The controversy over matters such as the high-profile leaks is not around alleged law-breaking. It is around what seems to be various complex but legal methods used by businesses and individuals to minimise their tax bills.

The rule of law is a key foundation stone of any democracy. It is the role of an elected government to fulfil the wishes of the electorate as regards what the laws (including on taxation) should be. And if there is concern that the law allows practices that we don’t like, then let’s re-examine the law – as governments are currently doing through the OECD-sponsored base-erosion profit-shifting (Beps) process.

But it would undermine the democratic model if corporate behaviour was not judged against how well it complied with the law, but against more subjective criteria and opinions. Such an approach undermines the rule of law and creates uncertainty for all concerned. Certainty allows businesses to prosper and underpin economic growth and cross-Border trade.

From a tax perspective, the Beps project is the forum through which governments are agreeing on the tax rules that should apply to ensure everyone pays their fair share of tax. The project is in the course of being implemented. Its essence is to ensure better alignment between real substance and the allocation of profit. This will increase the level of tax paid by businesses over time.

The Government is fully committed to implementing all relevant Beps recommendations on a consistent basis with other countries. To ensure it obtains a fair share of the increased tax cake it must move at the same pace as other countries while maintaining its competitiveness as a location.

This requires a re-examination at our tax strategy. If we do not do so we might all be “getting up early in the morning to work hard” but others could be eating our lunch.

In setting our road map, we need to show bold ambition.

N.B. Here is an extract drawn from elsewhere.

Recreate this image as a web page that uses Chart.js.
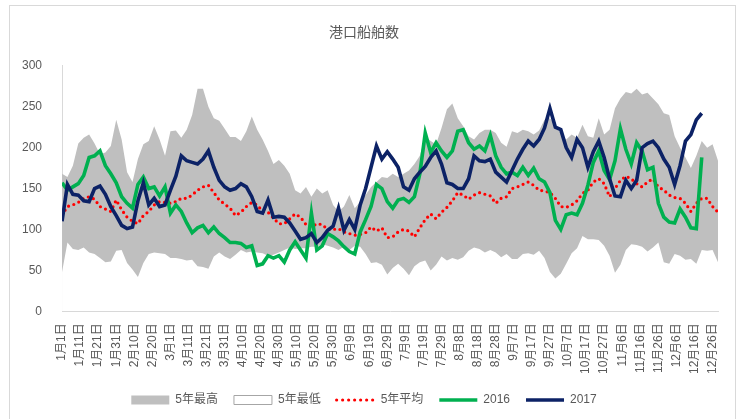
<!DOCTYPE html>
<html>
<head>
<meta charset="utf-8">
<script src="https://cdn.jsdelivr.net/npm/chart.js@4/dist/chart.umd.min.js"></script>
<style>
  html, body { margin: 0; padding: 0; background: #fff; }
  #wrap { position: relative; width: 744px; height: 419px; overflow: hidden; }
  #frame { position: absolute; left: 9px; top: 5px; width: 727px; height: 430px; border: 1px solid #d9d9d9; box-sizing: border-box; }
  #chart { position: absolute; left: 0; top: 0; }
</style>
</head>
<body>
<div id="wrap">
  <div id="frame"></div>
  <canvas id="chart" width="744" height="419"></canvas>
</div>
<script>
// 港口船舶数 - 日次データ（3日ごとに読み取り）
const STEP = 3;

// x軸の目盛り（10日ごと、うるう年）
const tickLabels = ['1月1日', '1月11日', '1月21日', '1月31日', '2月10日', '2月20日', '3月1日', '3月11日',
  '3月21日', '3月31日', '4月10日', '4月20日', '4月30日', '5月10日', '5月20日', '5月30日', '6月9日',
  '6月19日', '6月29日', '7月9日', '7月19日', '7月29日', '8月8日', '8月18日', '8月28日', '9月7日',
  '9月17日', '9月27日', '10月7日', '10月17日', '10月27日', '11月6日', '11月16日', '11月26日',
  '12月6日', '12月16日', '12月26日'];

// 5年最高
const maxHigh = [168, 164, 178, 205, 212, 216, 205, 192, 194, 202, 234, 210, 170, 158, 186, 204,
  208, 226, 210, 190, 220, 221, 212, 222, 240, 272, 272, 250, 236, 233, 223, 213, 213, 208, 220,
  238, 222, 210, 196, 180, 185, 178, 168, 148, 144, 152, 140, 150, 144, 148, 130, 122, 128, 142,
  126, 134, 142, 152, 158, 164, 163, 168, 164, 168, 172, 180, 190, 214, 208, 204, 224, 247, 254,
  236, 226, 214, 210, 218, 222, 222, 218, 206, 201, 220, 218, 222, 220, 216, 221, 234, 236, 228,
  217, 210, 216, 212, 228, 214, 212, 236, 216, 222, 248, 260, 268, 266, 272, 265, 267, 260, 253,
  242, 240, 214, 200, 188, 175, 190, 208, 200, 204, 184];

// 5年最低
const minLow = [48, 84, 76, 75, 78, 72, 70, 65, 60, 61, 74, 75, 59, 51, 42, 59, 70, 72, 71, 70,
  65, 65, 64, 62, 63, 55, 54, 52, 67, 72, 67, 64, 69, 75, 72, 73, 72, 71, 68, 69, 72, 75, 78, 76,
  77, 77, 79, 79, 82, 80, 78, 75, 79, 75, 80, 79, 70, 59, 60, 57, 45, 53, 58, 52, 44, 55, 60, 62,
  50, 57, 67, 62, 65, 63, 66, 74, 78, 76, 72, 75, 72, 66, 70, 64, 64, 70, 71, 69, 74, 65, 48, 40,
  46, 58, 71, 77, 92, 88, 88, 87, 80, 68, 47, 57, 75, 82, 81, 79, 73, 78, 84, 60, 58, 70, 68, 63,
  64, 58, 75, 74, 75, 60];

// 5年平均
const avg5 = [118, 128, 130, 133, 138, 140, 137, 128, 125, 122, 136, 124, 115, 110, 107, 117, 122,
  130, 134, 133, 132, 134, 138, 138, 142, 148, 152, 154, 145, 136, 131, 126, 117, 121, 128, 133,
  130, 122, 121, 114, 107, 107, 113, 119, 115, 106, 103, 107, 106, 100, 100, 101, 97, 95, 93, 94,
  96, 103, 98, 102, 90, 91, 97, 100, 98, 91, 102, 112, 119, 113, 121, 127, 135, 145, 142, 137,
  142, 145, 143, 141, 132, 138, 140, 150, 152, 155, 158, 154, 148, 147, 145, 138, 128, 127, 130,
  135, 144, 148, 158, 162, 156, 140, 150, 160, 165, 162, 156, 152, 158, 162, 152, 148, 142, 139,
  138, 132, 122, 132, 138, 138, 128, 121];

// 2016
const y2016 = [157, 148, 152, 156, 166, 188, 190, 196, 178, 168, 157, 140, 132, 126, 155, 164, 150,
  152, 141, 152, 120, 130, 122, 108, 96, 102, 105, 96, 103, 95, 90, 84, 84, 83, 78, 80, 56, 58, 68,
  65, 68, 60, 75, 85, 75, 65, 120, 75, 80, 95, 91, 86, 79, 73, 70, 97, 112, 128, 155, 150, 134,
  126, 136, 138, 133, 140, 168, 218, 194, 206, 196, 188, 196, 220, 222, 206, 198, 202, 196, 215,
  190, 176, 168, 170, 166, 176, 166, 175, 162, 158, 145, 111, 100, 118, 120, 118, 132, 154, 182,
  196, 172, 161, 184, 223, 198, 180, 206, 196, 173, 176, 132, 115, 109, 108, 125, 115, 102, 101,
  188];

// 2017
const y2017 = [110, 155, 143, 142, 135, 134, 150, 153, 143, 128, 117, 105, 101, 103, 135, 157, 130,
  138, 128, 130, 148, 165, 190, 184, 182, 180, 186, 196, 176, 160, 152, 148, 150, 156, 152, 140,
  122, 120, 136, 115, 116, 115, 108, 98, 88, 90, 95, 84, 90, 99, 104, 126, 99, 112, 100, 130, 150,
  176, 202, 186, 195, 186, 176, 152, 148, 162, 170, 177, 188, 196, 180, 157, 155, 150, 150, 162,
  190, 184, 183, 186, 170, 164, 158, 172, 186, 198, 208, 202, 210, 224, 248, 225, 222, 200, 188,
  210, 200, 176, 195, 208, 188, 162, 141, 140, 160, 150, 160, 200, 205, 208, 200, 186, 176, 155,
  178, 208, 216, 234, 242];

const days = maxHigh.map((_, i) => i * STEP);

const FONT = '"Liberation Sans", "Noto Sans CJK JP", sans-serif';
const TEXT = '#595959';

const colors = {
  high: '#bfbfbf',
  low: '#ffffff',
  avg: '#ff0000',
  y2016: '#00b050',
  y2017: '#0c2266'
};

Chart.defaults.font.family = FONT;
Chart.defaults.color = TEXT;

const ctx = document.getElementById('chart').getContext('2d');
new Chart(ctx, {
  type: 'line',
  data: {
    labels: days,
    datasets: [
      {
        label: '5年最高', data: maxHigh, order: 5,
        fill: 'origin', backgroundColor: colors.high, borderWidth: 0,
        borderColor: colors.high, pointRadius: 0
      },
      {
        label: '5年最低', data: minLow, order: 4,
        fill: 'origin', backgroundColor: colors.low, borderWidth: 0,
        borderColor: colors.low, pointRadius: 0
      },
      {
        label: '5年平均', data: avg5, order: 3,
        borderColor: colors.avg, borderWidth: 3.2, borderDash: [0, 5.5],
        borderCapStyle: 'round', pointRadius: 0, fill: false
      },
      {
        label: '2016', data: y2016, order: 2,
        borderColor: colors.y2016, borderWidth: 3.6, pointRadius: 0, fill: false
      },
      {
        label: '2017', data: y2017, order: 1,
        borderColor: colors.y2017, borderWidth: 3.6, pointRadius: 0, fill: false
      }
    ]
  },
  options: {
    responsive: false,
    animation: false,
    layout: { padding: { left: 10, right: 26, top: 8, bottom: 3 } },
    elements: { line: { tension: 0 } },
    plugins: {
      title: {
        display: true,
        text: '港口船舶数',
        color: TEXT,
        font: { size: 14, weight: 'normal' },
        padding: { top: 17, bottom: 24 }
      },
      tooltip: { enabled: false },
      legend: {
        position: 'bottom',
        labels: {
          usePointStyle: true,
          pointStyleWidth: 38,
          boxHeight: 9,
          padding: 16,
          color: TEXT,
          font: { size: 12 },
          generateLabels: function(chart) {
            return [
              { text: '5年最高', fillStyle: colors.high, strokeStyle: colors.high, lineWidth: 0, pointStyle: 'rect', fontColor: TEXT, datasetIndex: 0 },
              { text: '5年最低', fillStyle: '#ffffff', strokeStyle: '#a6a6a6', lineWidth: 1, pointStyle: 'rect', fontColor: TEXT, datasetIndex: 1 },
              { text: '5年平均', fillStyle: colors.avg, strokeStyle: colors.avg, lineWidth: 3.2, lineDash: [0, 6], lineCap: 'round', pointStyle: 'line', fontColor: TEXT, datasetIndex: 2 },
              { text: '2016', fillStyle: colors.y2016, strokeStyle: colors.y2016, lineWidth: 3.5, pointStyle: 'line', fontColor: TEXT, datasetIndex: 3 },
              { text: '2017', fillStyle: colors.y2017, strokeStyle: colors.y2017, lineWidth: 3.5, pointStyle: 'line', fontColor: TEXT, datasetIndex: 4 }
            ];
          }
        }
      }
    },
    scales: {
      x: {
        type: 'linear',
        min: 0,
        max: 363,
        grid: { display: false },
        border: { color: '#d9d9d9' },
        afterBuildTicks: function(axis) {
          axis.ticks = tickLabels.map((_, i) => ({ value: i * 10 }));
        },
        ticks: {
          autoSkip: false,
          maxRotation: 90,
          minRotation: 90,
          padding: 4,
          color: TEXT,
          font: { size: 12 },
          callback: function(value) {
            return tickLabels[Math.round(value / 10)];
          }
        }
      },
      y: {
        min: 0,
        max: 300,
        grid: { display: false },
        border: { color: '#d9d9d9' },
        ticks: {
          stepSize: 50,
          padding: 12,
          color: TEXT,
          font: { size: 12 }
        }
      }
    }
  }
});
</script>
</body>
</html>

Critically, all stakeholders should participate in a consultation process

Ireland now needs to determine how it will play to win within the evolving Beps framework. In this context, history shows embracing change that is coming is always the best approach to maximising the opportunity.

Knee-jerk reactions

Setting out what our 2030 road map will be and then sticking to it would send a powerful message to the business community that it should feel it is safe to get on with business and underpin economic growth. By contrast, knee-jerk reactions by governments are bad for business, certainly with a knock-on negative impact on economic growth. We need to avoid these.

In setting our road map, we need to show bold ambition. Critically, all stakeholders should participate in a consultation process to ensure the final product is fit for purpose.

Research by the OECD suggests a hierarchy of taxation harmful to economic growth exists. This should underpin our new strategy framework. This would require a greater focus on consumption and property taxes while reducing personal taxes and maintaining a competitive corporate tax regime.

We should aim to finalise our propositions during 2018 and legislate accordingly in Finance Act 2019 with a commitment to maintain the core principles to 2030.

Then, companies that play by these rules should be allowed to get on with business without fear of criticism.